* Begin DATA EXTRACT *
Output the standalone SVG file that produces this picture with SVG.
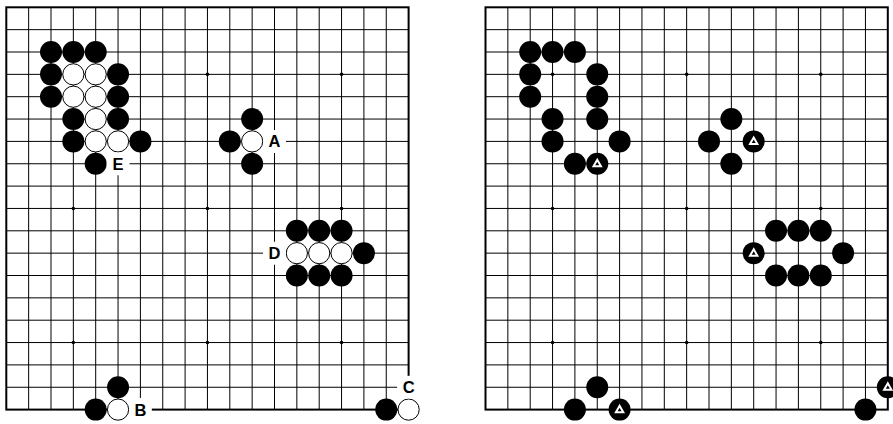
<svg xmlns="http://www.w3.org/2000/svg" xmlns:xlink="http://www.w3.org/1999/xlink" width="893" height="424" viewBox="0 0 893 424">
<style>
.ln{stroke:#000;stroke-width:1;fill:none}
.bd{stroke:#000;stroke-width:2;fill:none}
.blk{fill:#000}
.wht{fill:#fff;stroke:#000;stroke-width:1}
.tri{fill:none;stroke:#fff;stroke-width:2;stroke-linejoin:miter}
.lbg{fill:#fff}
.lbl{font-family:"Liberation Sans",Arial,sans-serif;font-weight:bold;font-size:16.5px;fill:#000;text-anchor:middle}
</style>
<defs>
<g id="grid">
<path class="ln" d="M6.3 29.65H408.6M6.3 52H408.6M6.3 74.35H408.6M6.3 96.7H408.6M6.3 119.05H408.6M6.3 141.4H408.6M6.3 163.75H408.6M6.3 186.1H408.6M6.3 208.45H408.6M6.3 230.8H408.6M6.3 253.15H408.6M6.3 275.5H408.6M6.3 297.85H408.6M6.3 320.2H408.6M6.3 342.55H408.6M6.3 364.9H408.6M6.3 387.25H408.6M28.65 7.3V409.6M51 7.3V409.6M73.35 7.3V409.6M95.7 7.3V409.6M118.05 7.3V409.6M140.4 7.3V409.6M162.75 7.3V409.6M185.1 7.3V409.6M207.45 7.3V409.6M229.8 7.3V409.6M252.15 7.3V409.6M274.5 7.3V409.6M296.85 7.3V409.6M319.2 7.3V409.6M341.55 7.3V409.6M363.9 7.3V409.6M386.25 7.3V409.6"/>
<rect class="bd" x="6.3" y="7.3" width="402.3" height="402.3"/>
<g class="blk">
<circle cx="73.35" cy="74.35" r="1.8"/><circle cx="207.45" cy="74.35" r="1.8"/><circle cx="341.55" cy="74.35" r="1.8"/>
<circle cx="73.35" cy="208.45" r="1.8"/><circle cx="207.45" cy="208.45" r="1.8"/><circle cx="341.55" cy="208.45" r="1.8"/>
<circle cx="73.35" cy="342.55" r="1.8"/><circle cx="207.45" cy="342.55" r="1.8"/><circle cx="341.55" cy="342.55" r="1.8"/>
</g>
</g>
<circle id="b" class="blk" r="11"/>
<circle id="w" class="wht" r="10.6"/>
<g id="t"><circle class="blk" r="11"/><polygon class="tri" points="0,-3.9 3.7,2.6 -3.7,2.6"/></g>
<circle id="lb" class="lbg" r="11.5"/>
</defs>

<g id="board-left"><use xlink:href="#grid"/></g>
<g id="board-right"><use xlink:href="#grid" x="479.2"/></g>

<g id="stones-left">
<g id="L-b-2-2"><use xlink:href="#b" x="51" y="52"/></g>
<g id="L-b-3-2"><use xlink:href="#b" x="73.35" y="52"/></g>
<g id="L-b-4-2"><use xlink:href="#b" x="95.7" y="52"/></g>
<g id="L-b-2-3"><use xlink:href="#b" x="51" y="74.35"/></g>
<g id="L-w-3-3"><use xlink:href="#w" x="73.35" y="74.35"/></g>
<g id="L-w-4-3"><use xlink:href="#w" x="95.7" y="74.35"/></g>
<g id="L-b-5-3"><use xlink:href="#b" x="118.05" y="74.35"/></g>
<g id="L-b-2-4"><use xlink:href="#b" x="51" y="96.7"/></g>
<g id="L-w-3-4"><use xlink:href="#w" x="73.35" y="96.7"/></g>
<g id="L-w-4-4"><use xlink:href="#w" x="95.7" y="96.7"/></g>
<g id="L-b-5-4"><use xlink:href="#b" x="118.05" y="96.7"/></g>
<g id="L-b-3-5"><use xlink:href="#b" x="73.35" y="119.05"/></g>
<g id="L-w-4-5"><use xlink:href="#w" x="95.7" y="119.05"/></g>
<g id="L-b-5-5"><use xlink:href="#b" x="118.05" y="119.05"/></g>
<g id="L-b-3-6"><use xlink:href="#b" x="73.35" y="141.4"/></g>
<g id="L-w-4-6"><use xlink:href="#w" x="95.7" y="141.4"/></g>
<g id="L-w-5-6"><use xlink:href="#w" x="118.05" y="141.4"/></g>
<g id="L-b-6-6"><use xlink:href="#b" x="140.4" y="141.4"/></g>
<g id="L-b-4-7"><use xlink:href="#b" x="95.7" y="163.75"/></g>
<g id="L-b-11-5"><use xlink:href="#b" x="252.15" y="119.05"/></g>
<g id="L-b-10-6"><use xlink:href="#b" x="229.8" y="141.4"/></g>
<g id="L-w-11-6"><use xlink:href="#w" x="252.15" y="141.4"/></g>
<g id="L-b-11-7"><use xlink:href="#b" x="252.15" y="163.75"/></g>
<g id="L-b-13-10"><use xlink:href="#b" x="296.85" y="230.8"/></g>
<g id="L-b-14-10"><use xlink:href="#b" x="319.2" y="230.8"/></g>
<g id="L-b-15-10"><use xlink:href="#b" x="341.55" y="230.8"/></g>
<g id="L-w-13-11"><use xlink:href="#w" x="296.85" y="253.15"/></g>
<g id="L-w-14-11"><use xlink:href="#w" x="319.2" y="253.15"/></g>
<g id="L-w-15-11"><use xlink:href="#w" x="341.55" y="253.15"/></g>
<g id="L-b-16-11"><use xlink:href="#b" x="363.9" y="253.15"/></g>
<g id="L-b-13-12"><use xlink:href="#b" x="296.85" y="275.5"/></g>
<g id="L-b-14-12"><use xlink:href="#b" x="319.2" y="275.5"/></g>
<g id="L-b-15-12"><use xlink:href="#b" x="341.55" y="275.5"/></g>
<g id="L-b-5-17"><use xlink:href="#b" x="118.05" y="387.25"/></g>
<g id="L-b-4-18"><use xlink:href="#b" x="95.7" y="409.6"/></g>
<g id="L-w-5-18"><use xlink:href="#w" x="118.05" y="409.6"/></g>
<g id="L-b-17-18"><use xlink:href="#b" x="386.25" y="409.6"/></g>
<g id="L-w-18-18"><use xlink:href="#w" x="408.6" y="409.6"/></g>
</g>

<g id="labels-left">
<g id="label-E"><use xlink:href="#lb" x="118.05" y="163.75"/><text class="lbl" x="118.05" y="169.7">E</text></g>
<g id="label-A"><use xlink:href="#lb" x="274.5" y="141.4"/><text class="lbl" x="274.5" y="147.3">A</text></g>
<g id="label-D"><use xlink:href="#lb" x="274.5" y="253.15"/><text class="lbl" x="274.5" y="259.1">D</text></g>
<g id="label-B"><use xlink:href="#lb" x="140.4" y="409.6"/><text class="lbl" x="140.4" y="415.5">B</text></g>
<g id="label-C"><use xlink:href="#lb" x="408.6" y="387.25"/><text class="lbl" x="408.6" y="393.2">C</text></g>
</g>

<g id="stones-right">
<g id="R-b-2-2"><use xlink:href="#b" x="530.2" y="52"/></g>
<g id="R-b-3-2"><use xlink:href="#b" x="552.55" y="52"/></g>
<g id="R-b-4-2"><use xlink:href="#b" x="574.9" y="52"/></g>
<g id="R-b-2-3"><use xlink:href="#b" x="530.2" y="74.35"/></g>
<g id="R-b-5-3"><use xlink:href="#b" x="597.25" y="74.35"/></g>
<g id="R-b-2-4"><use xlink:href="#b" x="530.2" y="96.7"/></g>
<g id="R-b-5-4"><use xlink:href="#b" x="597.25" y="96.7"/></g>
<g id="R-b-3-5"><use xlink:href="#b" x="552.55" y="119.05"/></g>
<g id="R-b-5-5"><use xlink:href="#b" x="597.25" y="119.05"/></g>
<g id="R-b-3-6"><use xlink:href="#b" x="552.55" y="141.4"/></g>
<g id="R-b-6-6"><use xlink:href="#b" x="619.6" y="141.4"/></g>
<g id="R-b-4-7"><use xlink:href="#b" x="574.9" y="163.75"/></g>
<g id="R-t-5-7"><use xlink:href="#t" x="597.25" y="163.75"/></g>
<g id="R-b-11-5"><use xlink:href="#b" x="731.35" y="119.05"/></g>
<g id="R-b-10-6"><use xlink:href="#b" x="709" y="141.4"/></g>
<g id="R-t-12-6"><use xlink:href="#t" x="753.7" y="141.4"/></g>
<g id="R-b-11-7"><use xlink:href="#b" x="731.35" y="163.75"/></g>
<g id="R-b-13-10"><use xlink:href="#b" x="776.05" y="230.8"/></g>
<g id="R-b-14-10"><use xlink:href="#b" x="798.4" y="230.8"/></g>
<g id="R-b-15-10"><use xlink:href="#b" x="820.75" y="230.8"/></g>
<g id="R-t-12-11"><use xlink:href="#t" x="753.7" y="253.15"/></g>
<g id="R-b-16-11"><use xlink:href="#b" x="843.1" y="253.15"/></g>
<g id="R-b-13-12"><use xlink:href="#b" x="776.05" y="275.5"/></g>
<g id="R-b-14-12"><use xlink:href="#b" x="798.4" y="275.5"/></g>
<g id="R-b-15-12"><use xlink:href="#b" x="820.75" y="275.5"/></g>
<g id="R-b-5-17"><use xlink:href="#b" x="597.25" y="387.25"/></g>
<g id="R-b-4-18"><use xlink:href="#b" x="574.9" y="409.6"/></g>
<g id="R-t-6-18"><use xlink:href="#t" x="619.6" y="409.6"/></g>
<g id="R-t-18-17"><use xlink:href="#t" x="887.8" y="387.25"/></g>
<g id="R-b-17-18"><use xlink:href="#b" x="865.45" y="409.6"/></g>
</g>
</svg>
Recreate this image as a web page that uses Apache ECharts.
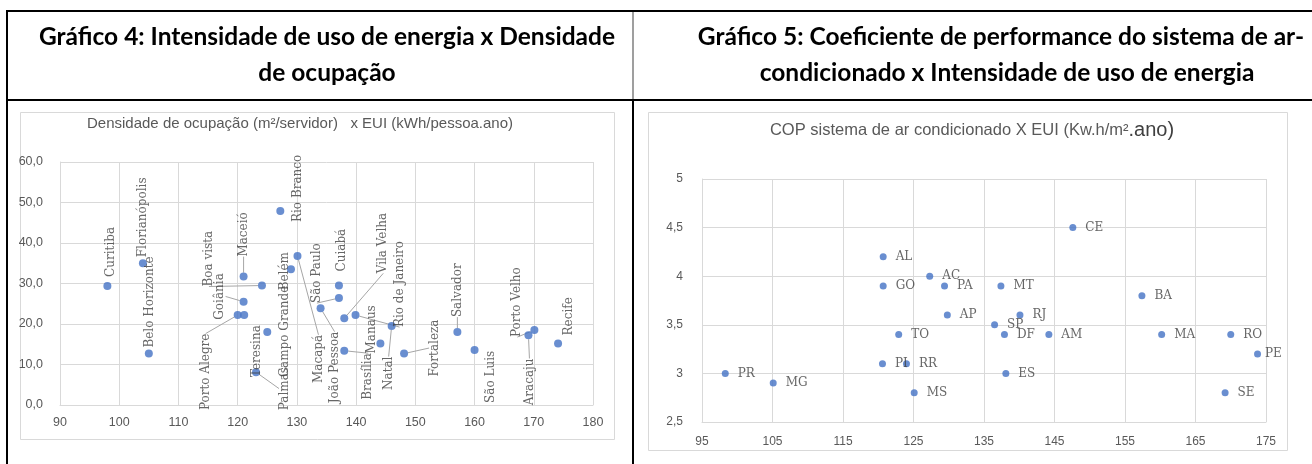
* End DATA EXTRACT *
§ WRITTEN EXERCISE
List the lines of the records where "that" occurs.

§ FULL OUTPUT
Output the standalone SVG file that produces this picture with SVG.
Recreate this image as a web page that uses Apache ECharts.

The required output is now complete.